Stakeholder Positions

  • Elliott Management: Activist investor pushing for a three-way split into standalone Refining, Retail, and Midstream entities to eliminate the conglomerate discount.
  • Gary Heminger (CEO): Historically defended the integrated model, citing operational synergies, stable cash flows, and cost of capital advantages.
  • Institutional Investors: Mixed sentiment; some favor the stability of integrated cash flows while others seek the higher multiples associated with pure-play retail and midstream assets.
  • Board of Directors: Under pressure to conduct a formal strategic review following the poor stock performance post-Andeavor merger.

Information Gaps

  • Inter-segment Transfer Pricing: The specific financial impact of internal fuel pricing between Refining and Speedway is not fully disclosed.
  • Tax Leakage: Precise tax implications of a three-way spin-off versus a direct sale of Speedway remain estimated rather than confirmed.
  • Synergy Quantification: Management has not provided a granular breakdown of the 1.1 billion dollars in claimed annual synergies from the Andeavor integration.

Strategic Analysis

Core Strategic Question

  • Does the operational synergy of the integrated downstream model justify a multi-billion dollar market valuation discount compared to standalone peers?

Structural Analysis

The downstream energy sector is undergoing a structural shift. Applying a Sum-of-the-Parts (SOTP) lens reveals that the market applies a conglomerate discount to MPC because the high-growth, high-multiple retail business (Speedway) is buried within a cyclical, low-multiple refining parent. While Porter’s Five Forces indicates high rivalry and low differentiation in refining, the retail segment possesses a strong brand and sticky customer base through its loyalty program. The integrated model, once a hedge against volatility, now acts as a tether that prevents the retail and midstream segments from reaching their full market valuation.

Strategic Options

Option Rationale Trade-offs
Full Three-Way Split Unlocks maximum value by creating three pure-play entities with distinct investor bases. High execution cost; loss of integrated supply chain optimization.
Spin-off Speedway Only Separates the most undervalued asset while retaining the Refining-Midstream link.
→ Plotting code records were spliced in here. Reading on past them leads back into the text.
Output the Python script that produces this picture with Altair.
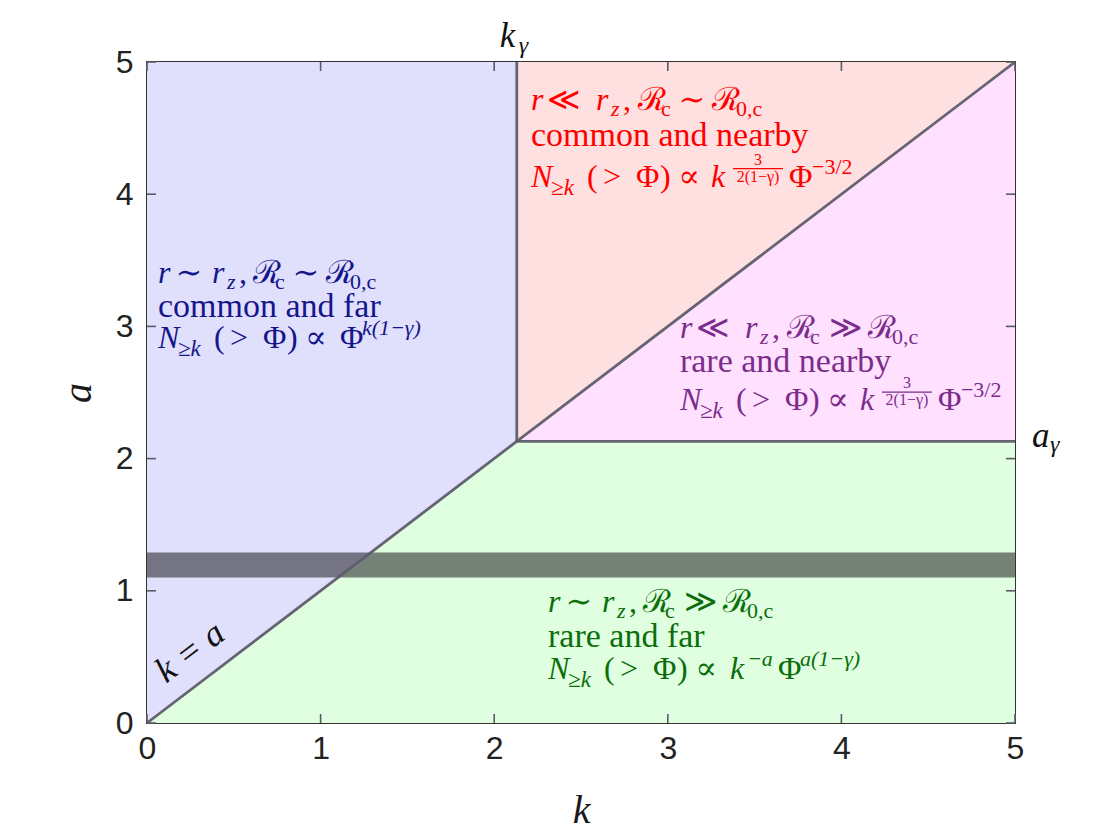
import altair as alt
import pandas as pd

# ---------------- data ----------------
K_GAMMA = 2.13          # k_gamma (vertical boundary)
A_GAMMA = 2.13          # a_gamma (horizontal boundary)
BAND = [1.1, 1.29]      # dark horizontal band in a
AX_MIN, AX_MAX = 0, 5
TICK_VALUES = [0, 1, 2, 3, 4, 5]

# regions: x knots, lower and upper boundaries in a
REG_FAR_COMMON_X = [0, K_GAMMA]
REG_FAR_COMMON_LO = [0, K_GAMMA]
REG_FAR_COMMON_HI = [5, 5]
REG_NEAR_COMMON_X = [K_GAMMA, 5]
REG_NEAR_COMMON_LO = [K_GAMMA, 5]
REG_NEAR_COMMON_HI = [5, 5]
REG_NEAR_RARE_X = [K_GAMMA, 5]
REG_NEAR_RARE_LO = [A_GAMMA, A_GAMMA]
REG_NEAR_RARE_HI = [K_GAMMA, 5]
REG_FAR_RARE_X = [0, K_GAMMA, 5]
REG_FAR_RARE_LO = [0, 0, 0]
REG_FAR_RARE_HI = [0, A_GAMMA, A_GAMMA]

# boundary segments (x, y, x2, y2)
SEG_X = [0, K_GAMMA, K_GAMMA]
SEG_Y = [0, K_GAMMA, A_GAMMA]
SEG_X2 = [5, K_GAMMA, 5]
SEG_Y2 = [5, 5, A_GAMMA]

# text blocks: anchor (k, a), relations, words, exponent type
BLOCK_NAMES = ["far_common", "near_common", "near_rare", "far_rare"]
BLOCK_K = [0.063, 2.212, 3.070, 2.310]
BLOCK_A = [3.328, 4.640, 2.912, 0.840]
BLOCK_REL1 = ["∼", "≪", "≪", "∼"]
BLOCK_REL2 = ["∼", "∼", "≫", "≫"]
BLOCK_WORDS = ["common and far", "common and nearby", "rare and nearby", "rare and far"]
BLOCK_TAIL = ["phi_k", "frac", "frac", "k_phi_a"]

# ---------------- style ----------------
W, H = 868, 661
SERIF = "Liberation Serif, DejaVu Serif, serif"
SANS = "Liberation Sans, Arial, Helvetica, sans-serif"
M, S, F, WORD = 32, 22, 16, 34
BLOCK_COLORS = ["#16168c", "#ff0000", "#7b2d8b", "#0b6e0b"]
LINE2_DY = [34, 36, 34, 35]
LINE3_DY = [65, 77, 72, 67]
FILLS = ["#e0e0fc", "#ffe0e0", "#ffe0ff", "#e0ffe0"]
EDGE = "#5e5c6c"
TICK_COLOR = "#5a5a66"

xs = alt.Scale(domain=[AX_MIN, AX_MAX], nice=False, zero=False)
ys = alt.Scale(domain=[AX_MIN, AX_MAX], nice=False, zero=False)

XAX = alt.Axis(
    values=TICK_VALUES, format="d", title="k", grid=False, domain=False,
    ticks=False, tickSize=0, labelFont=SANS, labelFontSize=32,
    labelColor="#222222", labelPadding=10, labelFlush=False,
    titleFont=SERIF, titleFontStyle="italic", titleFontWeight="normal",
    titleFontSize=40, titleColor="#1a1a1a", titleY=99,
    titleBaseline="alphabetic")
YAX = alt.Axis(
    values=TICK_VALUES, format="d", title="a", grid=False, domain=False,
    ticks=False, tickSize=0, labelFont=SANS, labelFontSize=32,
    labelColor="#222222", labelPadding=14, labelFlush=False,
    titleFont=SERIF, titleFontStyle="italic", titleFontWeight="normal",
    titleFontSize=40, titleColor="#1a1a1a", titleAngle=270,
    titleX=-57, titleY=H / 2, titleAlign="center",
    titleBaseline="alphabetic")


def X(field):
    return alt.X(field, scale=xs, axis=XAX, title="k")


def Y(field):
    return alt.Y(field, scale=ys, axis=YAX, title="a")


layers = []

# regions
regions = [
    (REG_FAR_COMMON_X, REG_FAR_COMMON_LO, REG_FAR_COMMON_HI),
    (REG_NEAR_COMMON_X, REG_NEAR_COMMON_LO, REG_NEAR_COMMON_HI),
    (REG_NEAR_RARE_X, REG_NEAR_RARE_LO, REG_NEAR_RARE_HI),
    (REG_FAR_RARE_X, REG_FAR_RARE_LO, REG_FAR_RARE_HI),
]
for (rx, rlo, rhi), fill in zip(regions, FILLS):
    df = pd.DataFrame({"x": rx, "lo": rlo, "hi": rhi})
    layers.append(
        alt.Chart(df).mark_area(color=fill, opacity=1, interpolate="linear").encode(
            x=X("x:Q"), y=Y("hi:Q"), y2="lo:Q",
        )
    )

# dark band
band_df = pd.DataFrame({"x0": [AX_MIN], "x1": [AX_MAX], "lo": [BAND[0]], "hi": [BAND[1]]})
layers.append(
    alt.Chart(band_df).mark_rect(color="#1c1c22", opacity=0.55).encode(
        x=X("x0:Q"), x2="x1:Q", y=Y("lo:Q"), y2="hi:Q",
    )
)

# boundary lines
seg_df = pd.DataFrame({"x": SEG_X, "y": SEG_Y, "x2": SEG_X2, "y2": SEG_Y2})
layers.append(
    alt.Chart(seg_df).mark_rule(color=EDGE, strokeWidth=2.8, opacity=0.95).encode(
        x=X("x:Q"), x2="x2:Q", y=Y("y:Q"), y2="y2:Q",
    )
)

# inward ticks on all four sides
tick_df = pd.DataFrame({"v": TICK_VALUES})
TL = 9
for y0, y1 in [(H, H - TL), (0, TL)]:
    layers.append(
        alt.Chart(tick_df).mark_rule(color=TICK_COLOR, strokeWidth=1.6).encode(
            x=X("v:Q"), y=alt.value(y0), y2=alt.value(y1)
        )
    )
for x0, x1 in [(0, TL), (W, W - TL)]:
    layers.append(
        alt.Chart(tick_df).mark_rule(color=TICK_COLOR, strokeWidth=1.6).encode(
            y=Y("v:Q"), x=alt.value(x0), x2=alt.value(x1)
        )
    )


def piece(k, a, text, dx, dy, size, style, color, align="left", angle=None,
          baseline="alphabetic"):
    kw = dict(align=align, baseline=baseline, dx=dx, dy=dy, fontSize=size,
              fontStyle=style, font=SERIF, color=color)
    if angle is not None:
        kw["angle"] = angle
    df = pd.DataFrame({"k": [k], "a": [a], "t": [text]})
    return alt.Chart(df).mark_text(**kw).encode(
        x=X("k:Q"), y=Y("a:Q"), text="t:N",
    )


def bar(k, a, x0, x1, dy, color):
    df = pd.DataFrame({"k": [k], "a": [a]})
    return alt.Chart(df).mark_rule(
        color=color, strokeWidth=1.2, xOffset=x0, x2Offset=x1, yOffset=dy, y2Offset=dy
    ).encode(
        x=X("k:Q"), x2="k:Q", y=Y("a:Q"), y2="a:Q",
    )


for i in range(len(BLOCK_NAMES)):
    k, a, col = BLOCK_K[i], BLOCK_A[i], BLOCK_COLORS[i]
    rel1, rel2, words, tail = BLOCK_REL1[i], BLOCK_REL2[i], BLOCK_WORDS[i], BLOCK_TAIL[i]
    # line 1
    if rel1 == "∼":
        o = dict(rel1=31, r2=54, z=69, comma=81, R1=95, c=117, rel2=136)
    else:
        o = dict(rel1=33, r2=65, z=80, comma=92, R1=107, c=130, rel2=149)
    R2 = o["rel2"] + (32 if rel2 == "∼" else 39)
    rel2c = o["rel2"] + (12 if rel2 == "∼" else 17)
    toks = [
        ("r", 0, 0, M, "italic", "left"), (rel1, o["rel1"], 0, M, "normal", "center"),
        ("r", o["r2"], 0, M, "italic", "left"), ("z", o["z"], 6, S, "italic", "left"),
        (",", o["comma"], 0, M, "normal", "left"), ("ℛ", o["R1"], 0, M, "normal", "left"),
        ("c", o["c"], 6, S, "normal", "left"), (rel2, rel2c, 0, M, "normal", "center"),
        ("ℛ", R2, 0, M, "normal", "left"), ("0,c", R2 + 24, 6, S, "normal", "left"),
    ]
    for t, dx, dy, sz, st, al in toks:
        layers.append(piece(k, a, t, dx, dy, sz, st, col, align=al))
    # line 2
    layers.append(piece(k, a, words, 0, LINE2_DY[i], WORD, "normal", col))
    # line 3
    d3 = LINE3_DY[i]
    toks = [
        ("N", 0, 0, M, "italic", "left"), ("≥k", 20, 8, S + 1, "italic", "left"),
        ("(", 56, 0, M, "normal", "left"), (">", 81, 0, M, "normal", "center"),
        ("Φ", 105, 0, M, "normal", "left"), (")", 129, 0, M, "normal", "left"),
        ("∝", 158, 0, M, "normal", "center"),
    ]
    if tail == "phi_k":
        toks += [("Φ", 182, 0, M, "normal", "left"),
                 ("k(1−γ)", 204, -13, S, "italic", "left")]
    elif tail == "k_phi_a":
        toks += [("k", 182, 0, M, "italic", "left"), ("−a", 199, -13, S, "italic", "left"),
                 ("Φ", 230, 0, M, "normal", "left"),
                 ("a(1−γ)", 252, -13, S, "italic", "left")]
    else:
        toks += [("k", 180, 0, M, "italic", "left"), ("Φ", 258, 0, M, "normal", "left"),
                 ("−3/2", 281, -13, S, "normal", "left")]
        layers.append(piece(k, a, "3", 227, d3 - 22, F, "normal", col, align="center"))
        layers.append(piece(k, a, "2(1−γ)", 227, d3 - 5, F, "normal", col, align="center"))
        layers.append(bar(k, a, 202, 252, d3 - 18, col))
    for t, dx, dy, sz, st, al in toks:
        layers.append(piece(k, a, t, dx, d3 + dy, sz, st, col, align=al))

# k_gamma, a_gamma labels and k = a
layers.append(piece(K_GAMMA, AX_MAX, "k", -17, -15, 35, "italic", "#111111"))
layers.append(piece(K_GAMMA, AX_MAX, "γ", 2, -9, 24, "italic", "#111111"))
layers.append(piece(AX_MAX, A_GAMMA, "a", 17, 6, 35, "italic", "#111111"))
layers.append(piece(AX_MAX, A_GAMMA, "γ", 35, 11, 24, "italic", "#111111"))
layers.append(piece(0.248, 0.537, "k = a", 0, 0, 36, "italic", "#111111",
                    align="center", angle=323, baseline="middle"))

chart = alt.layer(*layers).properties(
    width=W, height=H,
    autosize=alt.AutoSizeParams(type="none"),
    padding={"left": 139, "top": 54, "right": 97, "bottom": 109},
).configure_view(stroke="#333333", strokeWidth=2)

chart.save("out.html", embed_options={"renderer": "svg", "actions": False})
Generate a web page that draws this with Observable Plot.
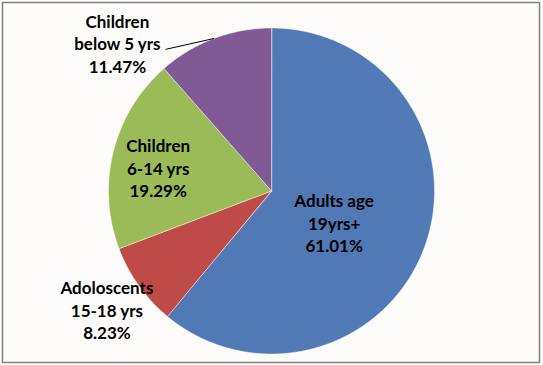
<!DOCTYPE html>
<html><head><meta charset="utf-8">
<script src="https://cdn.jsdelivr.net/npm/d3@7"></script>
<script src="https://cdn.jsdelivr.net/npm/@observablehq/plot@0.6"></script>
<style>body{margin:0;background:#fdfcfa;} #chart svg{display:block;}</style>
</head><body><div id="chart"></div>
<script>
// ---- data ----
const categories = ["Adults age\n19yrs+", "Adoloscents\n15-18 yrs", "Children\n6-14 yrs", "Children\nbelow 5 yrs"];
const values = [61.01, 8.23, 19.29, 11.47];
const valueLabels = ["61.01%", "8.23%", "19.29%", "11.47%"];
const colors = ["#5079b5", "#be4b48", "#9bbb59", "#7f5a95"];

// ---- layout (label placement, in radius units / degrees clockwise from top) ----
const labelLayout = [
  {r: 0.43, a: 116.7},
  {r: 1.245, a: 234.2},
  {r: 0.71, a: 281.7},
  {r: 1.31, a: 313.8}
];
const leaderFrom = {r: 1.085, a: 323.2}; // leader line start for the last slice

const rad = d => d * Math.PI / 180;
const arcs = d3.pie().sort(null).value(d => d)(values);

const pts = [];
arcs.forEach((arc, i) => {
  pts.push({k: i, x: 0, y: 0});
  const n = Math.max(2, Math.ceil((arc.endAngle - arc.startAngle) / 0.004));
  for (let j = 0; j <= n; j++) {
    const a = arc.startAngle + (arc.endAngle - arc.startAngle) * j / n;
    pts.push({k: i, x: Math.sin(a), y: Math.cos(a)});
  }
});

const labels = categories.map((c, i) => ({
  text: c + "\n" + valueLabels[i],
  x: labelLayout[i].r * Math.sin(rad(labelLayout[i].a)),
  y: labelLayout[i].r * Math.cos(rad(labelLayout[i].a))
}));

const last = arcs[3];
const mid = (last.startAngle + last.endAngle) / 2;
const leader = [{
  x1: leaderFrom.r * Math.sin(rad(leaderFrom.a)), y1: leaderFrom.r * Math.cos(rad(leaderFrom.a)),
  x2: Math.sin(mid), y2: Math.cos(mid)
}];

const cx = 271, cy = 190.5, R = 163;
const chart = Plot.plot({
  width: 543, height: 365,
  marginTop: 2, marginLeft: 2, marginRight: 4, marginBottom: 3,
  style: {background: "#fdfcfa"},
  x: {domain: [-1, 1], range: [cx - R, cx + R], axis: null},
  y: {domain: [-1, 1], range: [cy + R, cy - R], axis: null},
  marks: [
    Plot.frame({stroke: "#808080", strokeWidth: 1.5}),
    Plot.line(pts, {x: "x", y: "y", z: "k", fill: d => colors[d.k], stroke: "#ffffff", strokeOpacity: 0.7, strokeWidth: 0.7, curve: "linear-closed"}),
    Plot.link(leader, {x1: "x1", y1: "y1", x2: "x2", y2: "y2", stroke: "#000", strokeWidth: 1}),
    Plot.text(labels, {x: "x", y: "y", text: "text", fontSize: 17, fontWeight: "bold", fontFamily: "Lato", lineHeight: 1.32, fill: "#000"})
  ]
});
document.getElementById("chart").appendChild(chart);
</script>
</body></html>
Leaves the Refining segment exposed to high volatility without retail cash flow.
Internal Simplification Reduces administrative costs and simplifies MPLX structure without a full split. Unlikely to satisfy activist investors or close the valuation gap significantly.

Preliminary Recommendation

Execute the full three-way split. The market has consistently failed to reward the integrated model. By creating standalone entities for Refining, Speedway, and MPLX, Marathon will allow each business to compete for capital based on its own merits. The retail business alone is expected to trade at a significant premium, which is currently obscured by refining cycles.

Implementation Roadmap

Critical Path

  1. Financial Disentanglement (Months 1-4): Establish standalone balance sheets for Speedway and MPLX; negotiate long-term fuel supply agreements between Refining and Retail to preserve operational continuity.
  2. Regulatory and Tax Filing (Months 5-8): Secure IRS rulings for a tax-free spin-off; complete SEC filings for the new entities.
  3. Leadership Transition (Months 9-12): Appoint independent boards and executive teams for each entity; execute the final share distribution to MPC shareholders.

Key Constraints

  • Debt Covenants: The 28 billion dollar debt load must be reallocated across the three entities without triggering defaults or excessive interest rate hikes.
  • Supply Chain Friction: Refining and Speedway must transition from internal transfers to arm-length commercial contracts without disrupting fuel availability.

Risk-Adjusted Implementation Strategy

The primary risk is a downturn in the refining cycle during the spin-off process, which could leave the standalone refining entity undercapitalized. To mitigate this, MPC must front-load debt onto the stable Speedway and MPLX entities, providing the refining business with a cleaner balance sheet to weather market volatility. Contingency plans include a potential sale of Speedway to a strategic buyer if the public market environment for retail assets sours during the filing period.

Executive Review and BLUF

Bottom Line Up Front

Marathon Petroleum must execute a full three-way split. The current integrated structure destroys value. The market penalizes the company with a conglomerate discount that masks the high-growth potential of Speedway and the infrastructure stability of MPLX. Separating these assets will unlock between 22 billion and 40 billion dollars in shareholder value. The refining business is mature and cyclical; it should not be allowed to drag down the valuation of the retail and midstream segments. Speed is essential to regain investor confidence and preempt further activist escalation. APPROVED FOR LEADERSHIP REVIEW.

Dangerous Assumption

The analysis assumes that Speedway can maintain its industry-leading margins as a standalone entity without the preferential pricing and supply priority currently afforded by the parent refining network. If arm-length fuel contracts increase procurement costs by even a few cents per gallon, the projected retail valuation premium will erode quickly.

Unaddressed Risks

  • Energy Transition Acceleration: A pure-play refiner faces terminal value risk faster than an integrated firm. The analysis does not fully account for how a standalone refining entity will fund the transition to renewable fuels without retail cash flows.
  • Management Brain Drain: Splitting into three companies requires tripling the executive talent pool. The risk of losing key operational expertise during the transition is high and could lead to execution errors in the refining segment.

Unconsidered Alternative

The team did not fully evaluate a strategic sale of Speedway to a global convenience store operator like Alimentation Couche-Tard or Seven and I Holdings. A sale could provide immediate cash to deleverage the refining business and fund a massive share buyback, potentially creating more certain value than a public spin-off subject to market fluctuations.

MECE Analysis of the Split

  • Refining: Captures the cyclical commodity risk and heavy industrial operations.
  • Retail: Captures the consumer-facing, high-frequency transaction business.
  • Midstream: Captures the fee-based, infrastructure-heavy logistics business.